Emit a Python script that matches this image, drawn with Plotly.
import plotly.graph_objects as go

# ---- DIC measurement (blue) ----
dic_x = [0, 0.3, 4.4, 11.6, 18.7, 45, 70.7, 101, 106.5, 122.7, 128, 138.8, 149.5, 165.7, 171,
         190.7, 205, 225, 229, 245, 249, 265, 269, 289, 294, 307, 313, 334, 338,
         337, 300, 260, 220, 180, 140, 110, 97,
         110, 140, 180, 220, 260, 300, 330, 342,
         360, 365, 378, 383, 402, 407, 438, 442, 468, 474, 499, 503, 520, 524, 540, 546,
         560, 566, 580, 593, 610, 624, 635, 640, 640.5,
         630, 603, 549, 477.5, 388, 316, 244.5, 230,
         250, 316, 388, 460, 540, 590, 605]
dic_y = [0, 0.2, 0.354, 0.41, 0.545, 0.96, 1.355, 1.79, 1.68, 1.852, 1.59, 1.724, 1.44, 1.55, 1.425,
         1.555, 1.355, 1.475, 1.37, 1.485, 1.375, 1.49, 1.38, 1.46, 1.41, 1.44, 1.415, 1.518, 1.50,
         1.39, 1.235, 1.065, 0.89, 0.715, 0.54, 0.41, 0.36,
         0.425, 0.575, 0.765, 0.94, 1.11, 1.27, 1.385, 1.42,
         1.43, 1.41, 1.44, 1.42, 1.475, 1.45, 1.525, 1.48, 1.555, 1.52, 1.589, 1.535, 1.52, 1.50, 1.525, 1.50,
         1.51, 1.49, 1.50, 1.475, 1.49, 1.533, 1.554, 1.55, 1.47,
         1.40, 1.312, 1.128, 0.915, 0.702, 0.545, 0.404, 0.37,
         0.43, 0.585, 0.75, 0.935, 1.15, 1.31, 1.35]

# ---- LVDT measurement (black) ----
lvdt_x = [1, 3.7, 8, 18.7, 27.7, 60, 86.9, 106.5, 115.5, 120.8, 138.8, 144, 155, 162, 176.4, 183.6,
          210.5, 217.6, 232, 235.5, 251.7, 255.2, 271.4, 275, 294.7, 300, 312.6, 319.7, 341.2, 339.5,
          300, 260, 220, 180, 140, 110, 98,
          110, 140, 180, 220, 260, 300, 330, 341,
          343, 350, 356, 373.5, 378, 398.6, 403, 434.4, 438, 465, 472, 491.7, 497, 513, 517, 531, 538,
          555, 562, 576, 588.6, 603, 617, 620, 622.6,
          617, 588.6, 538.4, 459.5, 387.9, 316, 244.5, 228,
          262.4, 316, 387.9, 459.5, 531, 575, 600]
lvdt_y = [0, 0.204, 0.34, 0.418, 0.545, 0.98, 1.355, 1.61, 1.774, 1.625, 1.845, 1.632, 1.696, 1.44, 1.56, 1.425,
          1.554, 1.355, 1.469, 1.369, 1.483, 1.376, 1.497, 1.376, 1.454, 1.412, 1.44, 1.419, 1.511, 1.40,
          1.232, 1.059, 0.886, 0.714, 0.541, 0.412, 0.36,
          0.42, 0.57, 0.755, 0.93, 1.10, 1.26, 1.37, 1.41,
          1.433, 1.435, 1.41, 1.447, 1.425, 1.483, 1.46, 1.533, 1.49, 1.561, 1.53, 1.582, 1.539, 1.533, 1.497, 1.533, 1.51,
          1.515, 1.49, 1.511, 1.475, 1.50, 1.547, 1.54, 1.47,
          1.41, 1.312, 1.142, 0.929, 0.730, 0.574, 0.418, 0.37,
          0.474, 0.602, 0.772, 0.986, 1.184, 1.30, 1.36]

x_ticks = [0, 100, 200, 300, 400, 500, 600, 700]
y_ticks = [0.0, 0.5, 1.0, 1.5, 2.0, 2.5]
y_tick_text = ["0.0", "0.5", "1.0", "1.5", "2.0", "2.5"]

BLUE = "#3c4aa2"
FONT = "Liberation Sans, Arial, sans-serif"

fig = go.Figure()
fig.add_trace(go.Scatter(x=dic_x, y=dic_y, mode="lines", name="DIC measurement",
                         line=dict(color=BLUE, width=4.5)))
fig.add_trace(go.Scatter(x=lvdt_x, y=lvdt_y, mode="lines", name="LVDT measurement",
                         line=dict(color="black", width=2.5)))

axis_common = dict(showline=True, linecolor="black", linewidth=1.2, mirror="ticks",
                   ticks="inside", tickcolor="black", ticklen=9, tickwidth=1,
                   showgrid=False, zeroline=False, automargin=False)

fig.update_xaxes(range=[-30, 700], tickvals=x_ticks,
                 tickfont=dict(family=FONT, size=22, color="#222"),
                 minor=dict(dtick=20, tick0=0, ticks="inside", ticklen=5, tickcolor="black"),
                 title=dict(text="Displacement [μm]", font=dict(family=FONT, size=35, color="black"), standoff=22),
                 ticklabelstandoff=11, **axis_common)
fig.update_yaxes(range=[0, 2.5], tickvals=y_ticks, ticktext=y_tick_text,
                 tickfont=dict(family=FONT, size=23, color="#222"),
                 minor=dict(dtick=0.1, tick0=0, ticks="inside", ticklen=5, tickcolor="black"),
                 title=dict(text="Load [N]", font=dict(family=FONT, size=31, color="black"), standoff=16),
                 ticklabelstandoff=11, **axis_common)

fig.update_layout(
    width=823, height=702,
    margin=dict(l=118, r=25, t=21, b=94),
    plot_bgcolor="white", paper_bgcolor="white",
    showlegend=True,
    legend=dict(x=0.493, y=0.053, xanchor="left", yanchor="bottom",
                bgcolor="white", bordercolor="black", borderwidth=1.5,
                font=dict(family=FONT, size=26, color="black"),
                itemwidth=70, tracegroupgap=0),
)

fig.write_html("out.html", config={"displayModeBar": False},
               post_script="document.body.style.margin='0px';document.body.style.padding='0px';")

* * *

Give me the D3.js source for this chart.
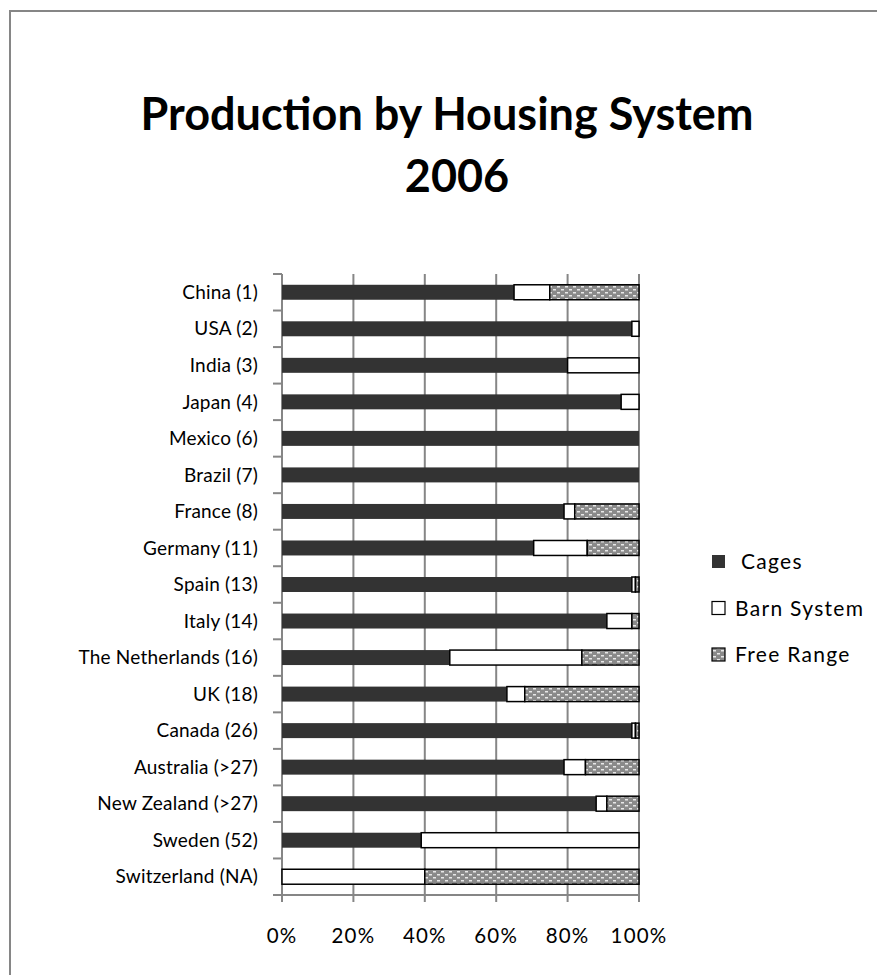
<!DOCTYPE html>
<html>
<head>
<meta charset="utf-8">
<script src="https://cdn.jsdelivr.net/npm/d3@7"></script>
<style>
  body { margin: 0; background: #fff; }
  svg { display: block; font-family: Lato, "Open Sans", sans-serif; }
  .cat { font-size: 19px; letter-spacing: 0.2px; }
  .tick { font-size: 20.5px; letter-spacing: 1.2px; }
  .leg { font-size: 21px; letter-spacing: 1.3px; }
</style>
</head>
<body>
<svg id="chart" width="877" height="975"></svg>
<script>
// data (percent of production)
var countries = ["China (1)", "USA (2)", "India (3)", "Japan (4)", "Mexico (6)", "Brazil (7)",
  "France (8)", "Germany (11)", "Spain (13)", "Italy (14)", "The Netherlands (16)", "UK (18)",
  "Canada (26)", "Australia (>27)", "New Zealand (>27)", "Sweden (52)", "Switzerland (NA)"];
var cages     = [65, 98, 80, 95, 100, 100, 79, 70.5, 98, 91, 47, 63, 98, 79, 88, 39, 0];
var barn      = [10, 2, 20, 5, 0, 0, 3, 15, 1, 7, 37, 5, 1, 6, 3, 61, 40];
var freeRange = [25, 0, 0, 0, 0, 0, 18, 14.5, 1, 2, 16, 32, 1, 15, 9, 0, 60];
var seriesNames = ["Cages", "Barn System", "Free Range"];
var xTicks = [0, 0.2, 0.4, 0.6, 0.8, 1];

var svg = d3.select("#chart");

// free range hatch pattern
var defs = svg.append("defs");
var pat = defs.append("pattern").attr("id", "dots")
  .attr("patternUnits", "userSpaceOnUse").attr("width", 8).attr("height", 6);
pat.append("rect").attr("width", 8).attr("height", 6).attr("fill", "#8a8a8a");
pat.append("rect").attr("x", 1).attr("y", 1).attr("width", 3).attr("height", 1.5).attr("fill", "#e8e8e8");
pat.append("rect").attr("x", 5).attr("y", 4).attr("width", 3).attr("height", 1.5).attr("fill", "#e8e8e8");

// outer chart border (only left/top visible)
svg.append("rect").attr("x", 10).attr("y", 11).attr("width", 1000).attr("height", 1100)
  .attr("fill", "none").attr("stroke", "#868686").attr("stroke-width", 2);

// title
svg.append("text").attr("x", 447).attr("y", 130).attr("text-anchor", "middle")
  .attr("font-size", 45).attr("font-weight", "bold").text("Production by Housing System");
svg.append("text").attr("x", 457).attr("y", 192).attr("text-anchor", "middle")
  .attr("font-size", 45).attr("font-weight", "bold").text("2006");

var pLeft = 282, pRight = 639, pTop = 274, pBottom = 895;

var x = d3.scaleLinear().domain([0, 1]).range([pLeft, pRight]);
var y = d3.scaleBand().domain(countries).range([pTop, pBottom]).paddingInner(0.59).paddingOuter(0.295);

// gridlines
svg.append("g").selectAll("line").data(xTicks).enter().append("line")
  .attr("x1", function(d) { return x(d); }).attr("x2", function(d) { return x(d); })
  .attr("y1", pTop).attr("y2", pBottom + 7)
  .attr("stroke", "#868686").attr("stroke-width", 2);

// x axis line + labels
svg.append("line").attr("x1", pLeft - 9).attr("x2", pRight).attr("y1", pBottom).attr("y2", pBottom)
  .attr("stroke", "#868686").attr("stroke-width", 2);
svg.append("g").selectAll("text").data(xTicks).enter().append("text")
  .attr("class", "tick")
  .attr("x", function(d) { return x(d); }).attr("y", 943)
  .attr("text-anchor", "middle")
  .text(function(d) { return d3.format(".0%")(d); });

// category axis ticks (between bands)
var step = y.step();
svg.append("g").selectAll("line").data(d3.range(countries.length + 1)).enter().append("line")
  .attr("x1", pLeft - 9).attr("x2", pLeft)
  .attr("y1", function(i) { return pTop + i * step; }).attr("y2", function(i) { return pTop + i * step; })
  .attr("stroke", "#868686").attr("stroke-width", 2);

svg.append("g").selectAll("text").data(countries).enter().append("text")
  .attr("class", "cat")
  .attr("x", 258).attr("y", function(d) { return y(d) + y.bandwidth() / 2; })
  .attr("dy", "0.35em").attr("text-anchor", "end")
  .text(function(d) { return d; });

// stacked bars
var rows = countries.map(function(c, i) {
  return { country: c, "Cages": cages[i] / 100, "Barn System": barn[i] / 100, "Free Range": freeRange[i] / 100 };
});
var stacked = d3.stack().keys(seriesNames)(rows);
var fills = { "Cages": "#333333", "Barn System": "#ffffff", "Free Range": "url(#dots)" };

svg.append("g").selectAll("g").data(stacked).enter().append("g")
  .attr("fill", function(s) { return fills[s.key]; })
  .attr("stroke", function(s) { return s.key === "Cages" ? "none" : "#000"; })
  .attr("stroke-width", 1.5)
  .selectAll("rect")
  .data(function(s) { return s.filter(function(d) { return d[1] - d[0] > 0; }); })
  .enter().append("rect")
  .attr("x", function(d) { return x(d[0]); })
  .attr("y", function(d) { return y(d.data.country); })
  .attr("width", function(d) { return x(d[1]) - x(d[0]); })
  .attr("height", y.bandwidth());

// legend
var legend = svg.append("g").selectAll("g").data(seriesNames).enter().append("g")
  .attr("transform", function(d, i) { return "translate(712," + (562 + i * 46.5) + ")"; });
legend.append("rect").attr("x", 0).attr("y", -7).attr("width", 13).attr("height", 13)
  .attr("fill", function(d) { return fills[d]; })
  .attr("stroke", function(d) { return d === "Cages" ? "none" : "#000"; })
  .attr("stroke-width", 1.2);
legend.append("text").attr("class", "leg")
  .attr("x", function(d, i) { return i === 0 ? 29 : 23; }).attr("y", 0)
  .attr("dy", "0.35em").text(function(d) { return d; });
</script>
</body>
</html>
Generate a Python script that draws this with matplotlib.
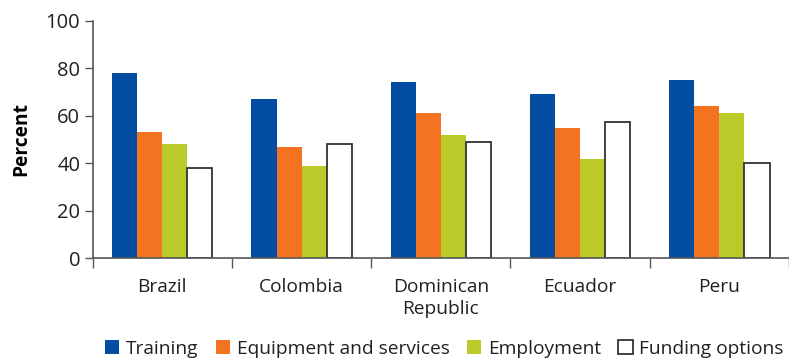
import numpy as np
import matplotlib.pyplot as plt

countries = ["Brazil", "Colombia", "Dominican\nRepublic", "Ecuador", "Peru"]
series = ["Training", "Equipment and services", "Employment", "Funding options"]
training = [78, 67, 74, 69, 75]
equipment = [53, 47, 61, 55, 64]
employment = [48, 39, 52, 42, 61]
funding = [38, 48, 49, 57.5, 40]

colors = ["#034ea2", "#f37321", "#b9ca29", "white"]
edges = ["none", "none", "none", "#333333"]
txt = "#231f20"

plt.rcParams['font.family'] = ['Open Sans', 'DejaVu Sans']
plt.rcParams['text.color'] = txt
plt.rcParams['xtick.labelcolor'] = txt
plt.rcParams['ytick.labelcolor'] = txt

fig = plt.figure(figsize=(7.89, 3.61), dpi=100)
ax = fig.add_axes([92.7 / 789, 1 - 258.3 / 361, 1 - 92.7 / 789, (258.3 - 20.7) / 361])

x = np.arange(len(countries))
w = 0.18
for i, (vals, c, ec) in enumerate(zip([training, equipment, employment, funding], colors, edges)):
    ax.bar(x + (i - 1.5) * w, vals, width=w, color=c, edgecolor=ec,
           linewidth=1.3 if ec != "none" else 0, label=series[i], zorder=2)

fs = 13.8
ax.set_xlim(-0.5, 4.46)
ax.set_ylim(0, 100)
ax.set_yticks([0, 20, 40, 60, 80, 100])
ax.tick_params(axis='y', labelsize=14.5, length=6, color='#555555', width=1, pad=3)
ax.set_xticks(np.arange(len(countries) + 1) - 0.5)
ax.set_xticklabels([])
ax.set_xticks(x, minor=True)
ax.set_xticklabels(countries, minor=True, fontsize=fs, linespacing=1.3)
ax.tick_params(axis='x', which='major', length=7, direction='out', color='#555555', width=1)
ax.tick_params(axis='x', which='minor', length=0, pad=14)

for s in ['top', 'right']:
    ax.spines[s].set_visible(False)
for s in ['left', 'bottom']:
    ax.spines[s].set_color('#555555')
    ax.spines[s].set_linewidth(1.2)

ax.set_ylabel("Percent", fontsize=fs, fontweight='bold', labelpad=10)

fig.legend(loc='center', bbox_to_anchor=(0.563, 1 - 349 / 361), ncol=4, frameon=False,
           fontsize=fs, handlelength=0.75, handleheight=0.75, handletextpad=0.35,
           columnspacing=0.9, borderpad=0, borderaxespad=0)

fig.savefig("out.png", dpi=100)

...

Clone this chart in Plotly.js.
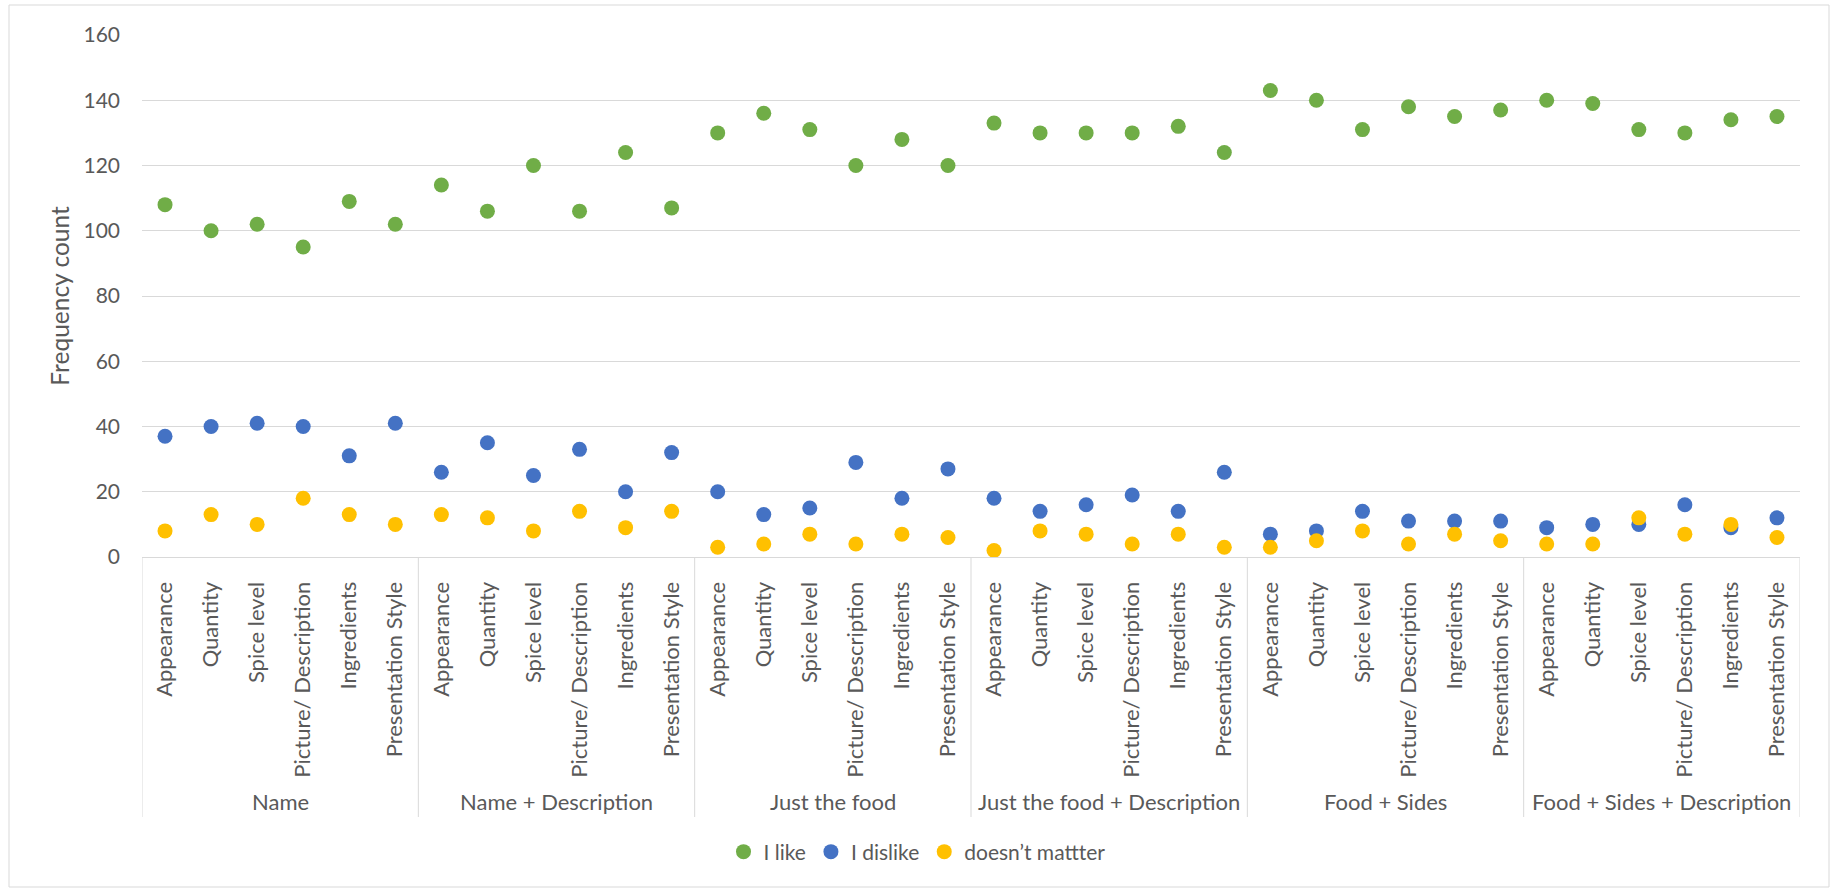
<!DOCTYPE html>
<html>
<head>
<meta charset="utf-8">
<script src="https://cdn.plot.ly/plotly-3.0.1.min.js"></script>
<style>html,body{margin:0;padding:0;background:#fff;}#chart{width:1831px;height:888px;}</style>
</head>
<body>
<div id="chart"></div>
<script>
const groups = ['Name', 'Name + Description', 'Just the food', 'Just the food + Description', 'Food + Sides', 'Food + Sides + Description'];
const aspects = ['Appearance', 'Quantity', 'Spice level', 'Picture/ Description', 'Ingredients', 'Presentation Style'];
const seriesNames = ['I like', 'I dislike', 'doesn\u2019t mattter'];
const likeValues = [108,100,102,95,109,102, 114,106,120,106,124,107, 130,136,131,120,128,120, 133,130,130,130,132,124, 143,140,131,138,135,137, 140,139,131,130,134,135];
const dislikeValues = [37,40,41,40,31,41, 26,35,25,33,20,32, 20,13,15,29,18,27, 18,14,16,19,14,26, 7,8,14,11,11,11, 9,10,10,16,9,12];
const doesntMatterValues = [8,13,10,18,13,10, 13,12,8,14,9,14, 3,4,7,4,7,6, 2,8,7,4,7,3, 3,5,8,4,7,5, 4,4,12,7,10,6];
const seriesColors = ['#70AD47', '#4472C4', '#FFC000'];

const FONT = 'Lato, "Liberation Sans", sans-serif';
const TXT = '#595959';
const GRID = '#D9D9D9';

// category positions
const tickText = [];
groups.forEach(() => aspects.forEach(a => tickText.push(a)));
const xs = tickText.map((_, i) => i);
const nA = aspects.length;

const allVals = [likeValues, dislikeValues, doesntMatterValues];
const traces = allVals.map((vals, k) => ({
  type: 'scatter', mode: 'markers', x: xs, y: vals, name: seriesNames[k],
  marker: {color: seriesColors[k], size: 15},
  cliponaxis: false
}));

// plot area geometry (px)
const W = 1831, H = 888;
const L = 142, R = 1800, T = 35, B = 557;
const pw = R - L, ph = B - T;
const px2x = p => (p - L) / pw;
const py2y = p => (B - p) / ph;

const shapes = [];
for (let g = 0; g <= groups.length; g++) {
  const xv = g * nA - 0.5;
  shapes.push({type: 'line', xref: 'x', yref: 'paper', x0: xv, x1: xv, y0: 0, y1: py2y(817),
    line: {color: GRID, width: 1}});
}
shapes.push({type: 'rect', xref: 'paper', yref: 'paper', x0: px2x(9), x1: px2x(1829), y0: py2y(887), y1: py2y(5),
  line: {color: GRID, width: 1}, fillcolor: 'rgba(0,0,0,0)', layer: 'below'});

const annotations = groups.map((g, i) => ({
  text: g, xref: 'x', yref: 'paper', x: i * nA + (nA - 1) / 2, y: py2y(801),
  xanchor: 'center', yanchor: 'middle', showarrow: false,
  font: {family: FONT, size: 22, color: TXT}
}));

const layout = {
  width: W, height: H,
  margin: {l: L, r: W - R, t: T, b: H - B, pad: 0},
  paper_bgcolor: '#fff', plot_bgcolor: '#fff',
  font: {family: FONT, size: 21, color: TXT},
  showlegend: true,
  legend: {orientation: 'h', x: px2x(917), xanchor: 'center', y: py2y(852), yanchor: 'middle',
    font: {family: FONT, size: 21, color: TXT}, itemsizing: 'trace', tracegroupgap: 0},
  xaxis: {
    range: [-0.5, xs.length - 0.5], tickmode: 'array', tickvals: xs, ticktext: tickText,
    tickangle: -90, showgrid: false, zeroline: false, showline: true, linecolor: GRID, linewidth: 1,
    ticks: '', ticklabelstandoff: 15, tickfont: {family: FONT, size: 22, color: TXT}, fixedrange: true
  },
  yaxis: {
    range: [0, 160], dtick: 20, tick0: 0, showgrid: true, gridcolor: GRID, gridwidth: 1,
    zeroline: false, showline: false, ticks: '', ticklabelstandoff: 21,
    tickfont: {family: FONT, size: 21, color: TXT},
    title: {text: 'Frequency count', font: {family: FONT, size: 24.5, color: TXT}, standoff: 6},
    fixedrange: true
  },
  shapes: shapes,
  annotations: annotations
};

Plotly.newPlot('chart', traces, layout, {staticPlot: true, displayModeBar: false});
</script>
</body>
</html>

▶ WORK TO BE COMPLETED
Each line from the line containing "Emit a Python" through the line containing "0.43, 0.585, 0.75, 0.935, 1.15, 1.31, 1.35]" is to be transcribed exactly, and no other line.

▶ SOLUTION TO THIS EXERCISE
Emit a Python script that matches this image, drawn with Plotly.
import plotly.graph_objects as go

# ---- DIC measurement (blue) ----
dic_x = [0, 0.3, 4.4, 11.6, 18.7, 45, 70.7, 101, 106.5, 122.7, 128, 138.8, 149.5, 165.7, 171,
         190.7, 205, 225, 229, 245, 249, 265, 269, 289, 294, 307, 313, 334, 338,
         337, 300, 260, 220, 180, 140, 110, 97,
         110, 140, 180, 220, 260, 300, 330, 342,
         360, 365, 378, 383, 402, 407, 438, 442, 468, 474, 499, 503, 520, 524, 540, 546,
         560, 566, 580, 593, 610, 624, 635, 640, 640.5,
         630, 603, 549, 477.5, 388, 316, 244.5, 230,
         250, 316, 388, 460, 540, 590, 605]
dic_y = [0, 0.2, 0.354, 0.41, 0.545, 0.96, 1.355, 1.79, 1.68, 1.852, 1.59, 1.724, 1.44, 1.55, 1.425,
         1.555, 1.355, 1.475, 1.37, 1.485, 1.375, 1.49, 1.38, 1.46, 1.41, 1.44, 1.415, 1.518, 1.50,
         1.39, 1.235, 1.065, 0.89, 0.715, 0.54, 0.41, 0.36,
         0.425, 0.575, 0.765, 0.94, 1.11, 1.27, 1.385, 1.42,
         1.43, 1.41, 1.44, 1.42, 1.475, 1.45, 1.525, 1.48, 1.555, 1.52, 1.589, 1.535, 1.52, 1.50, 1.525, 1.50,
         1.51, 1.49, 1.50, 1.475, 1.49, 1.533, 1.554, 1.55, 1.47,
         1.40, 1.312, 1.128, 0.915, 0.702, 0.545, 0.404, 0.37,
         0.43, 0.585, 0.75, 0.935, 1.15, 1.31, 1.35]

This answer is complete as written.